- TASK TO CARRY OUT -
Every line from the start of the entries up to and including the one bearing "(0,54) rectangle (1024,714);" must be printed verbatim, without the pictures.

- GIVEN INFORMATION -

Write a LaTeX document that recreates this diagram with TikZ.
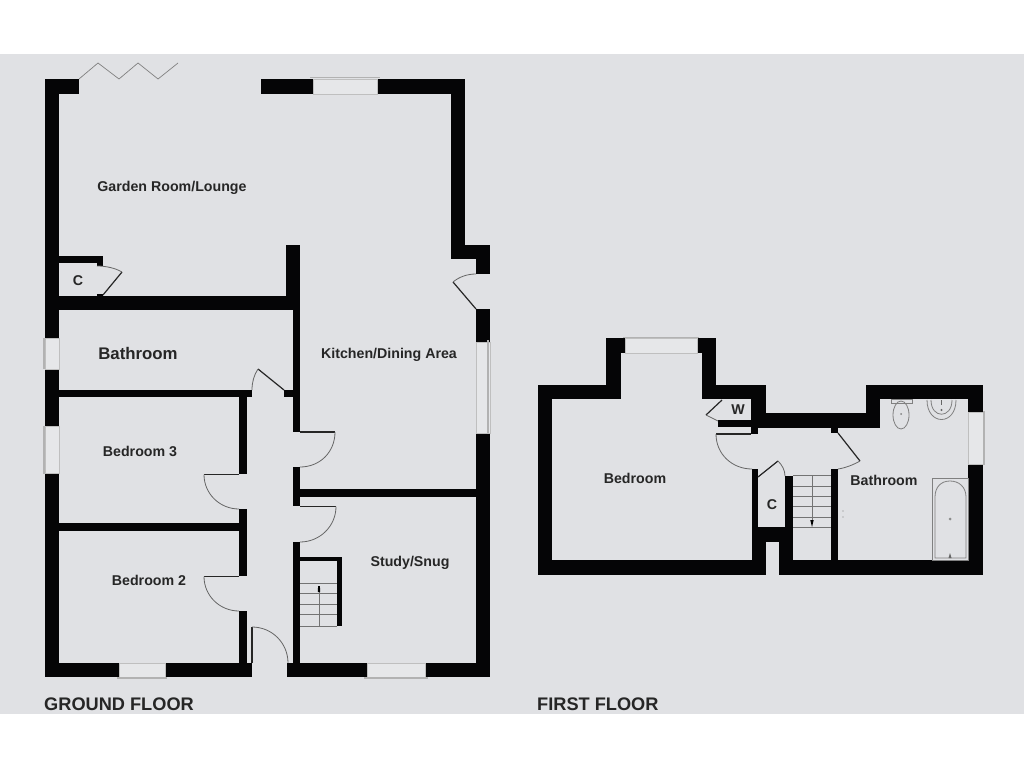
\documentclass[tikz,border=0pt]{standalone}
\usepackage{fontspec}
\setmainfont{Liberation Sans}
\definecolor{bgc}{HTML}{E0E1E4}
\definecolor{winc}{HTML}{E6E7E9}
\definecolor{wallc}{HTML}{050506}
\tikzset{
  wall/.style={fill=wallc,draw=none},
  leaf/.style={draw=black!85,line width=1.2pt},
  swing/.style={draw=black!60,line width=0.8pt},
  thin/.style={draw=black!55,line width=0.7pt},
  fix/.style={draw=black!50,line width=0.8pt,fill=none},
  winpane/.style={fill=winc,draw=black!25,line width=0.6pt},
  winedge/.style={draw=black!30,line width=1.2pt},
  room/.style={font=\bfseries\fontsize{14.2}{16}\selectfont,text=black!85,inner sep=0pt},
  title/.style={font=\bfseries\fontsize{18.2}{20}\selectfont,text=black!85,inner sep=0pt,anchor=west},
}
\begin{document}
\begin{tikzpicture}[x=1pt,y=-1pt]
\path[use as bounding box,fill=white] (0,0) rectangle (1024,768);
\fill[bgc] (0,54) rectangle (1024,714);

% ---------- GROUND FLOOR walls
\fill[wall] (45,79) rectangle (79,94);
\fill[wall] (45,79) rectangle (59,338);
\fill[wall] (45,369) rectangle (59,426);
\fill[wall] (45,473) rectangle (59,677);
\fill[wall] (261,79) rectangle (313,94);
\fill[wall] (377,79) rectangle (465,94);
\fill[wall] (451,79) rectangle (465,259);
\fill[wall] (451,245) rectangle (490,259);
\fill[wall] (476,245) rectangle (490,274);
\fill[wall] (476,309) rectangle (490,342);
\fill[wall] (476,433) rectangle (490,677);
\fill[wall] (45,663) rectangle (119,677);
\fill[wall] (165,663) rectangle (252,677);
\fill[wall] (287,663) rectangle (367,677);
\fill[wall] (425,663) rectangle (490,677);
% cupboard
\fill[wall] (59,256) rectangle (103,263);
\fill[wall] (97,263) rectangle (103,266);
\fill[wall] (97,294) rectangle (103,296);
% inner walls
\fill[wall] (59,296) rectangle (293,310);
\fill[wall] (286,245) rectangle (300,310);
\fill[wall] (293,310) rectangle (300,432);
\fill[wall] (284,390) rectangle (293,397);
\fill[wall] (59,390) rectangle (252,397);
\fill[wall] (239,397) rectangle (247,474);
\fill[wall] (239,509) rectangle (247,576);
\fill[wall] (239,611) rectangle (247,663);
\fill[wall] (59,523) rectangle (239,531);
\fill[wall] (293,467) rectangle (300,506);
\fill[wall] (300,489) rectangle (476,497);
\fill[wall] (293,542) rectangle (300,663);
% stairs walls
\fill[wall] (300,557) rectangle (342,561);
\fill[wall] (337,557) rectangle (342,626);

% ---------- ground windows
\fill[winpane] (313,79) rectangle (377,94);
\draw[winedge] (310,77.5) -- (380,77.5);
\fill[winpane] (45,338) rectangle (59,369);
\draw[winedge] (44,338) -- (44,369);
\fill[winpane] (45,426) rectangle (59,473);
\draw[winedge] (44,426) -- (44,474);
\fill[winpane] (476,342) rectangle (490,433);
\draw[winedge] (488,340) -- (488,433);
\fill[winpane] (119,663) rectangle (165,677);
\draw[winedge] (117,678) -- (167,678);
\fill[winpane] (367,663) rectangle (425,677);
\draw[winedge] (364,678) -- (428,678);

% ---------- ground doors
\draw[thin,black!50] (79,79) -- (98,63) -- (119,79) -- (138,63) -- (158,79) -- (178,63);
\draw[leaf] (103,295) -- (122,272);
\draw[swing] (122,272) .. controls (115,268) and (106,266) .. (97,266);
\draw[leaf] (476,309) -- (453,282);
\draw[swing] (453,282) .. controls (459,277) and (467,274) .. (476,274);
\draw[leaf] (284,390) -- (258,369);
\draw[swing] (258,369) .. controls (254,375) and (252,382) .. (252,390);
\draw[leaf] (300,432) -- (335,432);
\draw[swing] (335,432) .. controls (335,452) and (320,467) .. (300,467);
\draw[leaf] (300,506.5) -- (336,506.5);
\draw[swing] (336,506.5) .. controls (336,526) and (320,542) .. (300,542);
\draw[leaf] (239,474.5) -- (204,474.5);
\draw[swing] (204,474.5) .. controls (204,494) and (220,509) .. (239,509);
\draw[leaf] (239,576.5) -- (204,576.5);
\draw[swing] (204,576.5) .. controls (204,596) and (220,611) .. (239,611);
\draw[leaf] (252,627) -- (252,663);
\draw[swing] (252,627) .. controls (272,627) and (288,643) .. (288,663);

% ---------- ground stairs
\foreach \t in {583,593,604,614,626} \draw[thin] (300,\t) -- (337,\t);
\draw[thin] (319,589) -- (319,626);
\fill[black] (317.8,592) -- (320.2,592) -- (319.9,586) -- (318.1,586) -- cycle;

% ---------- FIRST FLOOR walls
\fill[wall] (538,385) rectangle (552,575);
\fill[wall] (538,385) rectangle (621,399);
\fill[wall] (606,338) rectangle (621,399);
\fill[wall] (606,338) rectangle (625,353);
\fill[wall] (697,338) rectangle (716,353);
\fill[wall] (702,338) rectangle (716,399);
\fill[wall] (702,385) rectangle (766,399);
\fill[wall] (751,385) rectangle (766,428);
\fill[wall] (751,413) rectangle (880,428);
\fill[wall] (866,385) rectangle (880,428);
\fill[wall] (866,385) rectangle (983,399);
\fill[wall] (968,385) rectangle (983,412);
\fill[wall] (968,464) rectangle (983,575);
\fill[wall] (538,560) rectangle (766,575);
\fill[wall] (779,560) rectangle (983,575);
\fill[wall] (718,420) rectangle (766,427);
\fill[wall] (751,427) rectangle (758,434);
\fill[wall] (752,469) rectangle (758,560);
\fill[wall] (752,527) rectangle (793,542);
\fill[wall] (752,542) rectangle (766,575);
\fill[wall] (779,542) rectangle (793,575);
\fill[wall] (785,476) rectangle (793,542);
\fill[wall] (831,428) rectangle (838,433);
\fill[wall] (831,469) rectangle (838,560);

% ---------- first windows
\fill[winpane] (625,338) rectangle (697,353);
\draw[winedge] (623,337.5) -- (699,337.5);
\fill[winpane] (968,412) rectangle (983,464);
\draw[winedge] (984,411) -- (984,465);

% ---------- first doors
\draw[leaf] (722,400) -- (706,415);
\draw[swing] (706,415) .. controls (710,417) and (714,419) .. (718,421);
\draw[leaf] (716,434) -- (751,434);
\draw[swing] (716,434) .. controls (716,454) and (732,469) .. (752,469);
\draw[leaf] (758,477) -- (778,461);
\draw[swing] (778,461) .. controls (782,465) and (785,470) .. (785,476);
\draw[leaf] (838,433) -- (860,461);
\draw[swing] (860,461) .. controls (853,465) and (845,468) .. (838,469);

% ---------- first stairs
\foreach \t in {475,486,496,506,517,527} \draw[thin] (793,\t) -- (831,\t);
\draw[thin] (812,475) -- (812,522);
\fill[black] (810.3,520) -- (813.7,520) -- (812,527) -- cycle;

% ---------- fixtures
\draw[fix] (891,399.5) rectangle (912,403);
\draw[fix] (901,415) ellipse (8 and 14);
\fill[black!50] (901,414) circle (1);
\draw[fix] (927,400) .. controls (927,426) and (956,426) .. (956,400);
\draw[fix] (931,400) .. controls (931,419) and (952,419) .. (952,400);
\fill[black!60] (941.5,410) circle (1.2);
\draw[black!60,line width=1pt] (941.5,400) -- (941.5,405);
\draw[fix] (932,478) rectangle (968,560);
\draw[fix] (935,558) -- (935,497) .. controls (935,487) and (941,481) .. (950,481) .. controls (959,481) and (966,487) .. (966,497) -- (966,558) -- cycle;
\fill[black!45] (950,519) circle (1.5);
\fill[black!60] (948.5,558) -- (951.5,558) -- (950,553) -- cycle;
\fill[black!50] (843,511) circle (0.7);
\fill[black!50] (843,517) circle (0.7);

% ---------- labels
\node[room] (lounge) at (172,187.5) {Garden Room/Lounge};
\node[room,font=\bfseries\fontsize{16.8}{19}\selectfont] (bath1) at (138,353) {Bathroom};
\node[room] (kitchen) at (389,355) {Kitchen/Dining Area};
\node[room] (c1) at (78,280.5) {C};
\node[room] (bed3) at (140,451) {Bedroom 3};
\node[room] (bed2) at (149,580) {Bedroom 2};
\node[room] (study) at (410,563) {Study/Snug};
\node[room] (bed1) at (635,478) {Bedroom};
\node[room] (w1) at (738,410) {W};
\node[room] (c2) at (772,505) {C};
\node[room] (bath2) at (884,480) {Bathroom};
\node[title] (gf) at (44,704) {GROUND FLOOR};
\node[title] (ff) at (537,704.5) {FIRST FLOOR};
\end{tikzpicture}
\end{document}
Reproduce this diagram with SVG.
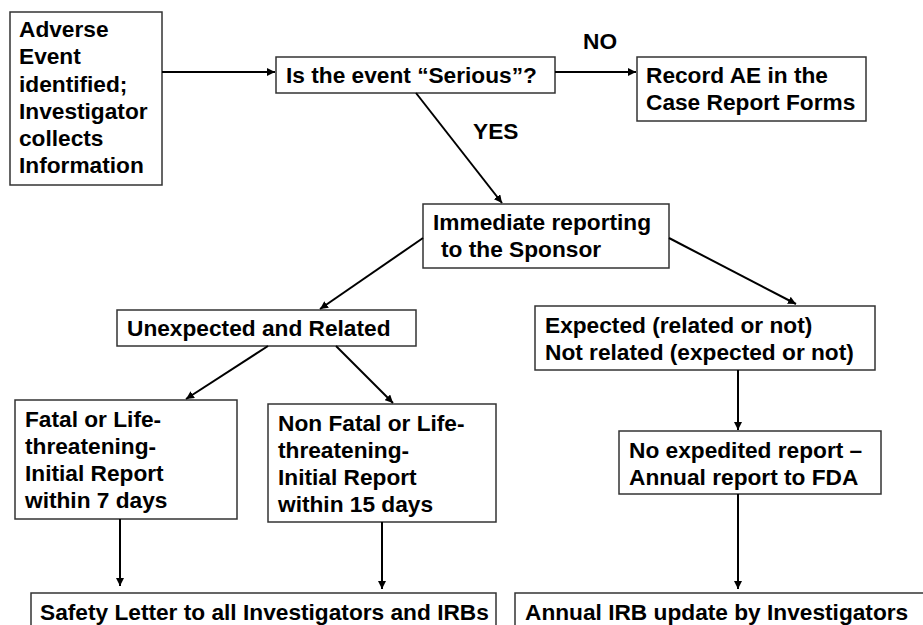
<svg xmlns="http://www.w3.org/2000/svg" width="923" height="625" viewBox="0 0 923 625">
<defs>
<marker id="ah" viewBox="0 0 10 10" refX="10" refY="5" markerWidth="4" markerHeight="4" orient="auto" markerUnits="strokeWidth">
<path d="M0,0 L10,5 L0,10 z" fill="#000"/>
</marker>
<style>
rect{fill:#fff;stroke:#333;stroke-width:1.5}
text{font-family:"Liberation Sans",Arial,sans-serif;font-weight:bold;font-size:22.7px;fill:#000}
.c line{stroke:#000;stroke-width:2;marker-end:url(#ah)}
</style>
</defs>
<rect x="0" y="0" width="923" height="625" style="fill:#fff;stroke:none"/>
<g id="n1"><rect x="10" y="12" width="152" height="173"/>
<text x="19" y="37">Adverse</text><text x="19" y="64">Event</text><text x="19" y="92">identified;</text><text x="19" y="119">Investigator</text><text x="19" y="146">collects</text><text x="19" y="173">Information</text></g>
<g id="n2"><rect x="276" y="57" width="279" height="36"/><text x="286" y="83">Is the event “Serious”?</text></g>
<g id="n3"><rect x="637" y="57" width="229" height="64"/><text x="646" y="83">Record AE in the</text><text x="646" y="110">Case Report Forms</text></g>
<g id="n4"><rect x="423" y="204" width="246" height="64"/><text x="433" y="230">Immediate reporting</text><text x="441" y="257">to the Sponsor</text></g>
<g id="n5"><rect x="117" y="310" width="299" height="36"/><text x="127" y="336">Unexpected and Related</text></g>
<g id="n6"><rect x="535" y="306" width="340" height="64"/><text x="545" y="333">Expected (related or not)</text><text x="545" y="360">Not related (expected or not)</text></g>
<g id="n7"><rect x="15" y="400" width="222" height="119"/><text x="25" y="427">Fatal or Life-</text><text x="25" y="454">threatening-</text><text x="25" y="481">Initial Report</text><text x="25" y="508">within 7 days</text></g>
<g id="n8"><rect x="268" y="404" width="228" height="118"/><text x="278" y="431">Non Fatal or Life-</text><text x="278" y="458">threatening-</text><text x="278" y="485">Initial Report</text><text x="278" y="512">within 15 days</text></g>
<g id="n9"><rect x="619" y="431" width="262" height="63"/><text x="629" y="458">No expedited report –</text><text x="629" y="485">Annual report to FDA</text></g>
<g id="n10"><rect x="31" y="593" width="465" height="40"/><text x="40" y="620">Safety Letter to all Investigators and IRBs</text></g>
<g id="n11"><rect x="515" y="593" width="420" height="40"/><text x="525" y="620">Annual IRB update by Investigators</text></g>
<g id="labels"><text x="583" y="49">NO</text><text x="473" y="139">YES</text></g>
<g class="c" id="connectors">
<line x1="162" y1="72" x2="275" y2="72"/>
<line x1="555" y1="72" x2="636" y2="72"/>
<line x1="416" y1="93" x2="502" y2="203"/>
<line x1="423" y1="238" x2="320" y2="309"/>
<line x1="669" y1="238" x2="796" y2="304"/>
<line x1="268" y1="346" x2="186" y2="399"/>
<line x1="336" y1="346" x2="393" y2="403"/>
<line x1="120" y1="519" x2="120" y2="586"/>
<line x1="382" y1="522" x2="382" y2="589"/>
<line x1="738" y1="370" x2="738" y2="430"/>
<line x1="738" y1="494" x2="738" y2="589"/>
</g>
</svg>
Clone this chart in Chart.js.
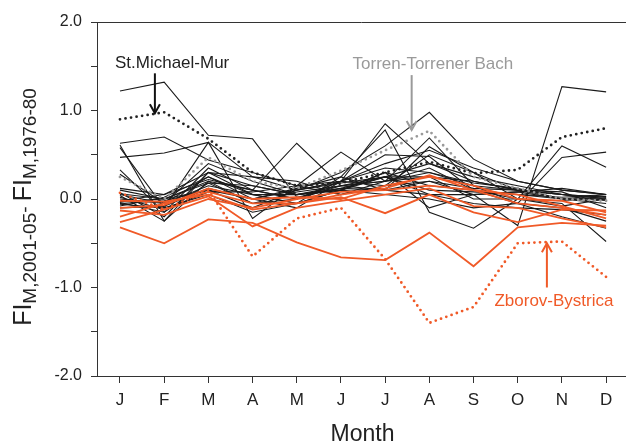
<!DOCTYPE html>
<html><head><meta charset="utf-8">
<script src="https://cdn.jsdelivr.net/npm/chart.js@4.4.0/dist/chart.umd.min.js"></script>
<style>html,body{margin:0;padding:0;background:#fff;}</style>
</head><body>
<canvas id="c" width="626" height="442" style="width:626px;height:442px;display:block"></canvas>
<script>
const months = ['J','F','M','A','M','J','J','A','S','O','N','D'];
const yMajorTicks = [-2, -1, 0, 1, 2];

// Highlighted catchments
const stMichaelMur = [0.90, 0.98, 0.68, 0.30, 0.15, 0.18, 0.30, 0.42, 0.29, 0.33, 0.70, 0.80];
const torrenTorrenerBach = [0.25, 0.00, 0.47, 0.20, 0.12, 0.32, 0.55, 0.77, 0.25, 0.12, 0.00, -0.02];
const zborovBystrica = [0.07, -0.12, 0.10, -0.65, -0.22, -0.10, -0.68, -1.40, -1.22, -0.50, -0.48, -0.88];

// Other catchments (black)
const blackLines = [
  [1.22, 1.32, 0.72, 0.68, 0.02, 0.12, 0.25, 0.05, -0.05, -0.10, -0.12, -0.18],
  [0.63, 0.70, 0.44, 0.30, 0.15, 0.20, 0.85, 0.40, 0.20, 0.10, 0.05, 0.02],
  [0.47, 0.52, 0.64, 0.25, 0.10, 0.30, 0.60, 0.98, 0.45, 0.20, 0.10, 0.05],
  [0.61, -0.25, 0.30, 0.05, -0.05, 0.25, 0.78, -0.15, -0.33, 0.00, 0.60, 0.36],
  [0.58, -0.10, 0.64, -0.22, 0.15, 0.53, 0.20, 0.69, 0.15, -0.05, 0.47, 0.53],
  [0.33, -0.15, 0.35, 0.10, 0.63, 0.15, 0.10, 0.59, 0.30, 0.00, -0.05, -0.48],
  [0.28, -0.05, 0.25, 0.00, -0.10, 0.20, 0.50, 0.48, 0.10, -0.05, -0.20, -0.33],
  [0.07, -0.20, 0.30, 0.15, 0.05, 0.10, 0.30, -0.10, 0.05, -0.30, 1.27, 1.21],
  [0.04, -0.25, 0.20, -0.05, 0.08, 0.15, 0.20, 0.35, 0.10, 0.05, 0.00, 0.05],
  [0.00, -0.05, 0.15, 0.05, 0.05, 0.10, 0.25, 0.25, 0.20, 0.10, 0.05, 0.00],
  [-0.03, 0.00, 0.20, 0.10, 0.00, 0.15, 0.20, 0.30, 0.15, 0.10, 0.05, 0.02],
  [-0.05, -0.02, 0.10, -0.10, 0.10, 0.20, 0.15, 0.20, 0.05, 0.08, 0.00, -0.05],
  [-0.08, 0.02, 0.25, 0.05, -0.05, 0.10, 0.30, 0.15, 0.10, 0.00, -0.08, 0.00],
  [0.10, 0.00, 0.18, 0.15, 0.05, 0.12, 0.10, 0.20, 0.12, 0.10, 0.08, -0.10],
  [-0.10, -0.08, 0.12, 0.00, 0.10, 0.18, 0.25, 0.10, 0.08, 0.05, 0.02, 0.05],
  [0.02, -0.12, 0.08, 0.08, 0.15, 0.05, 0.20, 0.25, 0.00, 0.00, -0.02, 0.03],
  [-0.02, 0.05, 0.22, 0.10, 0.00, 0.20, 0.35, 0.30, 0.18, 0.12, 0.00, 0.00],
  [0.05, -0.05, 0.40, 0.20, 0.05, 0.15, 0.25, 0.40, 0.25, 0.15, 0.05, -0.02],
  [-0.06, -0.10, 0.05, -0.15, -0.05, 0.10, 0.05, 0.00, -0.10, -0.05, -0.10, -0.25],
  [0.12, 0.05, 0.30, 0.25, 0.20, 0.05, 0.15, 0.50, 0.30, 0.10, 0.00, 0.00],
  [-0.04, -0.15, 0.18, -0.05, 0.00, 0.20, 0.40, 0.55, 0.35, 0.20, 0.10, 0.05],
  [0.06, 0.00, 0.10, 0.00, 0.12, 0.25, 0.10, 0.05, 0.05, 0.08, 0.12, 0.05]
];

// Other catchments (red)
const redLines = [
  [-0.32, -0.50, -0.23, -0.27, -0.49, -0.66, -0.69, -0.38, -0.76, -0.32, -0.27, -0.30],
  [-0.26, -0.12, 0.03, -0.31, -0.10, -0.02, 0.05, 0.12, -0.08, -0.10, -0.22, -0.32],
  [-0.20, -0.05, 0.08, -0.05, -0.05, 0.05, 0.12, 0.27, 0.10, -0.05, -0.10, -0.18],
  [-0.13, -0.18, 0.00, -0.10, 0.00, 0.08, 0.10, 0.15, 0.10, 0.05, -0.08, -0.22],
  [-0.10, -0.07, 0.12, 0.00, 0.02, 0.00, 0.15, 0.25, 0.15, 0.00, -0.02, -0.15],
  [-0.02, -0.03, 0.05, -0.12, -0.05, 0.02, -0.16, 0.05, -0.15, -0.26, -0.12, -0.13]
];

const RED = '#f05a28';
const BLACK = '#1a1a1a';
const GREY = '#9a9a9a';
const FONT = '"Liberation Sans", Arial, Helvetica, sans-serif';

const toPts = arr => arr.map((v, i) => ({x: i, y: v}));

const datasets = [];
blackLines.forEach(a => datasets.push({data: toPts(a), borderColor: BLACK, borderWidth: 1.1, order: 3}));
redLines.forEach(a => datasets.push({data: toPts(a), borderColor: RED, borderWidth: 1.8, order: 2}));
const dotted = (arr, color) => ({data: toPts(arr), borderColor: color, borderWidth: 2.8,
  borderDash: [0, 5.6], borderCapStyle: 'round', order: 1});
datasets.push(dotted(torrenTorrenerBach, GREY));
datasets.push(dotted(stMichaelMur, '#222'));
datasets.push(dotted(zborovBystrica, RED));

function arrow(ctx, x, y1, y2, color, w) {
  const dir = y2 > y1 ? 1 : -1;
  ctx.save();
  ctx.strokeStyle = color; ctx.lineWidth = w; ctx.lineCap = 'butt';
  ctx.beginPath(); ctx.moveTo(x, y1); ctx.lineTo(x, y2); ctx.stroke();
  ctx.beginPath(); ctx.moveTo(x - 5, y2 - dir * 9); ctx.lineTo(x, y2); ctx.lineTo(x + 5, y2 - dir * 9); ctx.stroke();
  ctx.restore();
}

const decor = {
  id: 'decor',
  afterDraw(chart) {
    const {ctx, chartArea: ca, scales: {x, y}} = chart;
    ctx.save();
    // top frame line
    ctx.strokeStyle = '#333'; ctx.lineWidth = 1;
    ctx.beginPath(); ctx.moveTo(ca.left, ca.top + 0.5); ctx.lineTo(ca.right, ca.top + 0.5); ctx.stroke();

    // annotations
    ctx.font = '17px ' + FONT;
    ctx.textAlign = 'center'; ctx.textBaseline = 'alphabetic';
    ctx.fillStyle = '#222';
    ctx.fillText('St.Michael-Mur', x.getPixelForValue(1.18), y.getPixelForValue(1.48));
    arrow(ctx, x.getPixelForValue(0.79), y.getPixelForValue(1.42), y.getPixelForValue(0.97), '#111', 2);
    ctx.fillStyle = GREY;
    ctx.fillText('Torren-Torrener Bach', x.getPixelForValue(7.08), y.getPixelForValue(1.47));
    arrow(ctx, x.getPixelForValue(6.6), y.getPixelForValue(1.40), y.getPixelForValue(0.78), GREY, 2);
    ctx.fillStyle = RED;
    ctx.fillText('Zborov-Bystrica', x.getPixelForValue(9.82), y.getPixelForValue(-1.21));
    arrow(ctx, x.getPixelForValue(9.66), y.getPixelForValue(-1.0), y.getPixelForValue(-0.50), RED, 2);

    // x title
    ctx.fillStyle = '#222';
    ctx.font = '23px ' + FONT;
    ctx.textAlign = 'center'; ctx.textBaseline = 'alphabetic';
    ctx.fillText('Month', (ca.left + ca.right) / 2 + 1, 441);

    // y title with subscripts
    const parts = [
      ['FI', 25, 0], ['M,2001-05', 19, 5], ['- ', 19, 0], ['FI', 25, 0], ['M,1976-80', 19, 5]
    ];
    let total = 0;
    parts.forEach(p => { ctx.font = p[1] + 'px ' + FONT; total += ctx.measureText(p[0]).width; });
    ctx.translate(31, 207);
    ctx.rotate(-Math.PI / 2);
    ctx.textAlign = 'left';
    let cx = -total / 2;
    parts.forEach(p => {
      ctx.font = p[1] + 'px ' + FONT;
      ctx.fillText(p[0], cx, p[2]);
      cx += ctx.measureText(p[0]).width;
    });
    ctx.restore();
  }
};

new Chart(document.getElementById('c'), {
  type: 'line',
  data: {datasets},
  plugins: [decor],
  options: {
    responsive: false,
    devicePixelRatio: 1,
    animation: false,
    events: [],
    layout: {padding: {top: 22, left: 0, right: 0, bottom: 0}},
    plugins: {legend: {display: false}, tooltip: {enabled: false}},
    elements: {point: {radius: 0}, line: {tension: 0, fill: false}},
    scales: {
      x: {
        type: 'linear', min: -0.52, max: 11.45,
        afterFit(a) { a.height = 66; },
        afterBuildTicks(a) { a.ticks = months.map((m, i) => ({value: i})); },
        ticks: {
          autoSkip: false, maxRotation: 0, padding: 7, color: '#222',
          font: {family: FONT, size: 17},
          callback: v => months[v]
        },
        grid: {drawOnChartArea: false, drawTicks: true, tickLength: 7, color: '#333'},
        border: {display: true, color: '#333', width: 1}
      },
      y: {
        min: -2, max: 2,
        afterFit(a) { a.width = 97; },
        ticks: {
          stepSize: 0.5, padding: 9, color: '#222',
          font: {family: FONT, size: 16},
          callback: v => yMajorTicks.includes(v) ? v.toFixed(1) : ''
        },
        grid: {drawOnChartArea: false, drawTicks: true, tickLength: 6, color: '#333'},
        border: {display: true, color: '#333', width: 1}
      }
    }
  }
});
</script>
</body></html>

- OUTPUT OF THE TASK -
Write a LaTeX document that recreates this diagram with TikZ.
\documentclass[tikz,border=0pt]{standalone}
\usepackage{fontspec}
\setmainfont{Liberation Sans}
\definecolor{bgc}{HTML}{E0E1E4}
\definecolor{winc}{HTML}{E6E7E9}
\definecolor{wallc}{HTML}{050506}
\tikzset{
  wall/.style={fill=wallc,draw=none},
  leaf/.style={draw=black!85,line width=1.2pt},
  swing/.style={draw=black!60,line width=0.8pt},
  thin/.style={draw=black!55,line width=0.7pt},
  fix/.style={draw=black!50,line width=0.8pt,fill=none},
  winpane/.style={fill=winc,draw=black!25,line width=0.6pt},
  winedge/.style={draw=black!30,line width=1.2pt},
  room/.style={font=\bfseries\fontsize{14.2}{16}\selectfont,text=black!85,inner sep=0pt},
  title/.style={font=\bfseries\fontsize{18.2}{20}\selectfont,text=black!85,inner sep=0pt,anchor=west},
}
\begin{document}
\begin{tikzpicture}[x=1pt,y=-1pt]
\path[use as bounding box,fill=white] (0,0) rectangle (1024,768);
\fill[bgc] (0,54) rectangle (1024,714);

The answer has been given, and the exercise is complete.